Heads up Panaka, you can't go over my head! Because frankly Ric, it's absolutely rediculous! Come on seriously! I'm gonna kick you soon because you went from ridiculous to sensible to thooper ridiculous! I want my site to be a sensible RP... And you are just taking the piss!

Thooper?

More Tatooina...

Rogue Jedi Master Erica @NNRRPB! said:

When that bitch goddess spoke, Ric suddenly removed his bloody lips from Erica's, and mummbled something that sounded dirty. Erica, intrigged by her inquiry, grabbed her by the waist...

"You can have some, too, sweetheart", Erica announced.

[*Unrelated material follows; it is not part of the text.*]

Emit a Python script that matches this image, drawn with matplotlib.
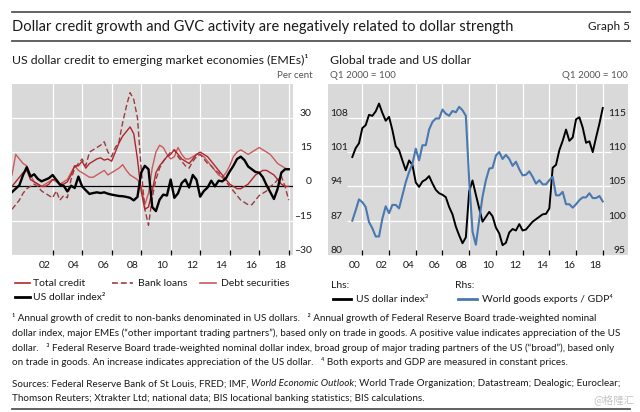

With that, Erica pulled the bitch closer, and locked lips with her. Not wanting to deprive her of any pleasure, Erica plunged her tongue into the woman's mouth, sharing Ric's sweet, hansom fluids with her

Chaz Solo @ NNRRPB! said:

OOC: OMG Erica... He's a dentist! A Jedi wouldn't draw their lightsaber to a random dude doing his job! And Ric... Don't be so full of yourself... You can't just randomly kiss everyone you see!

OMG, he's a DENTIST!!!

Chaz Solo @ NNRRPB! said:

Han was getting sick of this... If this bounty hunter didn't want to do business then he wasn't gonna stay... Anyway he had bigger business to deal with with Chewie... Just as he turned round his heart rose as he saw his soulmate. Leia was walking over when as the kindhearted soul she was, she checked out a man in pain and him and another were kissing nearly as passionatly as the two woman! Then she grabbed Leia and kissed her! As much as this WAS every man's fantasy, Han just couldn't shake off the jealousy... He ran over and pulled her away.
"Er, hey sweetie.. Er, what the hell is going on?" He said with a slightly embarrased chuckle.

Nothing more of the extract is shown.